*Given instruction*
Count how many lines of the data below contain the string "What"; the reply should be that number alone.

*Material*

****************************************

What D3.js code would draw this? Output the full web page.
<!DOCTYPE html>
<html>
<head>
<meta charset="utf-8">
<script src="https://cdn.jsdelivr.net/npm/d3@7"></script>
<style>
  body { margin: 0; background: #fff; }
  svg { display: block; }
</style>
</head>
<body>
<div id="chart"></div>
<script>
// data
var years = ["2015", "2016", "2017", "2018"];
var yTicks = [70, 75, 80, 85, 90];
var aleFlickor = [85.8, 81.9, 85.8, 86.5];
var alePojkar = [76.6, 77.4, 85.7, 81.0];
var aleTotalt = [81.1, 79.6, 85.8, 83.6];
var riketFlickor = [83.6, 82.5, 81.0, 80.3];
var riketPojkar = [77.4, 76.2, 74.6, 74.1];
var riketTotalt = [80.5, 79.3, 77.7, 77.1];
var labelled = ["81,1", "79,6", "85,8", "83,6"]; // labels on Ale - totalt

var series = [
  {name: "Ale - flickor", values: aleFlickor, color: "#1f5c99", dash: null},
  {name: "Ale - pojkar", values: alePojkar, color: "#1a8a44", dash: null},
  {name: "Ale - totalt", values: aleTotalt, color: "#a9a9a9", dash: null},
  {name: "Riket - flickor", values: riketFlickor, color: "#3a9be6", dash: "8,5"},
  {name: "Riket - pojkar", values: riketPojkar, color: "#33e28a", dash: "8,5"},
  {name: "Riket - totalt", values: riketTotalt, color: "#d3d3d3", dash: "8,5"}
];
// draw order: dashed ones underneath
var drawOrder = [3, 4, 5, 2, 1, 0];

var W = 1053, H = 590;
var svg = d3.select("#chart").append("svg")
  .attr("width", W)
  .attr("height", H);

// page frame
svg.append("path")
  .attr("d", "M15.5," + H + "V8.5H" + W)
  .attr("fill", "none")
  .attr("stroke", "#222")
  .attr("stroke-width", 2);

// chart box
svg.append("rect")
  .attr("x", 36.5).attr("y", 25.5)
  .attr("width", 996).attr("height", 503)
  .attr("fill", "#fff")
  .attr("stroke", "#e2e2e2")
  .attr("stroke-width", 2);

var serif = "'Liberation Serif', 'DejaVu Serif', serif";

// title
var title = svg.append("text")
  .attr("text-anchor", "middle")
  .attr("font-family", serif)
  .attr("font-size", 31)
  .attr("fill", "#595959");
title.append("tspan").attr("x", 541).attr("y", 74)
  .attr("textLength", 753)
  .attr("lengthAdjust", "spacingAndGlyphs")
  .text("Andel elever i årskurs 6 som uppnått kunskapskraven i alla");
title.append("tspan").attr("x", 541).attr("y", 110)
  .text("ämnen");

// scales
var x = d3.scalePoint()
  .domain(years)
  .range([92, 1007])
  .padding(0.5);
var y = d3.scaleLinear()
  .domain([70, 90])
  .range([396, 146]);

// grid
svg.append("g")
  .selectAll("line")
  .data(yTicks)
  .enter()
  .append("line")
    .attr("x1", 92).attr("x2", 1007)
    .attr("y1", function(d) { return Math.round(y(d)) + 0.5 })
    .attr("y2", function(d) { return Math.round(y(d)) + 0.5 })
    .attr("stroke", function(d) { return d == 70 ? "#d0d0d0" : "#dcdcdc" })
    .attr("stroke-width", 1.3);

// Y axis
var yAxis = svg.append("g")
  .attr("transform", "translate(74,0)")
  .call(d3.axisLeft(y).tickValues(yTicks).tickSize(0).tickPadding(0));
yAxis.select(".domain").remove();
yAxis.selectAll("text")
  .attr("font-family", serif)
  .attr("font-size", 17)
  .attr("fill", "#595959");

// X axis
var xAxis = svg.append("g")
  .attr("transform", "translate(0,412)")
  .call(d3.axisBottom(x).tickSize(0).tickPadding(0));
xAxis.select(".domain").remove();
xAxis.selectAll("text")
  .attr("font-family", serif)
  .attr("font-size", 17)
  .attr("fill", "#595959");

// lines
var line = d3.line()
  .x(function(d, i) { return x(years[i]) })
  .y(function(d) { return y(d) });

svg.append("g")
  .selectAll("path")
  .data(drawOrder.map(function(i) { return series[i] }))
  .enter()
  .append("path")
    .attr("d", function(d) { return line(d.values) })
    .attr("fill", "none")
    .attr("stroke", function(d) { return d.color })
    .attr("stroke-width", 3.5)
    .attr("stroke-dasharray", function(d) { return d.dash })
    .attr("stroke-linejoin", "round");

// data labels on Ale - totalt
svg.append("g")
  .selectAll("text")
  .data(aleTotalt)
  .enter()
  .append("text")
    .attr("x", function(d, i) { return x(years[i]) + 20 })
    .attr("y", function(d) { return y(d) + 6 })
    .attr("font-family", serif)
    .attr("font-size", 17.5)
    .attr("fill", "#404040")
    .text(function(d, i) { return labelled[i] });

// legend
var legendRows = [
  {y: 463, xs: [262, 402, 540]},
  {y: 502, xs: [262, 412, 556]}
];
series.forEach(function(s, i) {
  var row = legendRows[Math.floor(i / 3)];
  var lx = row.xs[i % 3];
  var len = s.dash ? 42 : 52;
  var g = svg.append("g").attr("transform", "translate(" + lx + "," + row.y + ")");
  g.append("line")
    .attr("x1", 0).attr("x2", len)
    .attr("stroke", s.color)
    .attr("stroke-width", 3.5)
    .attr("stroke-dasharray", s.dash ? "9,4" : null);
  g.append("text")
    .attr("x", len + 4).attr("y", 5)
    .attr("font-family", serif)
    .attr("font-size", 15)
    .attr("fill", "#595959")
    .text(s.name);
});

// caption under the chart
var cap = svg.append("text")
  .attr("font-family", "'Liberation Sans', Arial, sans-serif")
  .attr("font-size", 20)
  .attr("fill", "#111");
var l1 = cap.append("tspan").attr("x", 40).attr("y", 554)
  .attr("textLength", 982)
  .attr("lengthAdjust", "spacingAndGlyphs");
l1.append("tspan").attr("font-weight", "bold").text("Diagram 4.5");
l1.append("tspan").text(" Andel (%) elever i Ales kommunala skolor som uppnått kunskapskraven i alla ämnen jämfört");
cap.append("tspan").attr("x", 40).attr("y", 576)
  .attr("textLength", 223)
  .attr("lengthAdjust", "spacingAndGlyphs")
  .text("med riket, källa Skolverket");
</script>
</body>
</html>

****************************************

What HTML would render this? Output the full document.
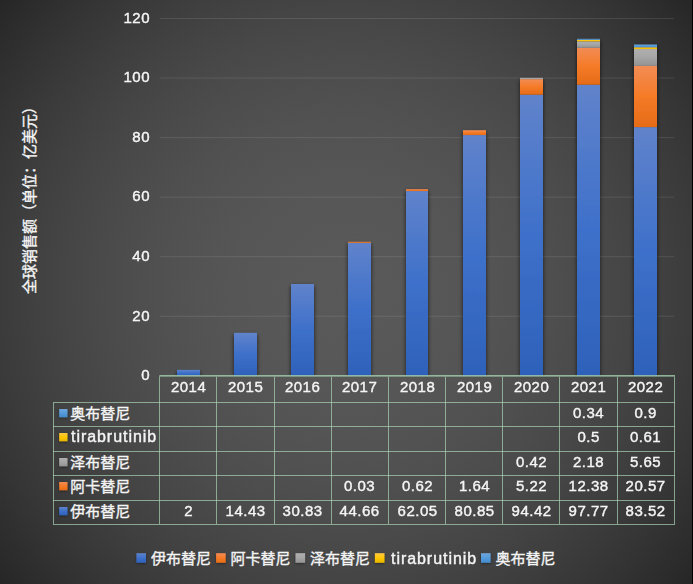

****************************************

*Task output*
2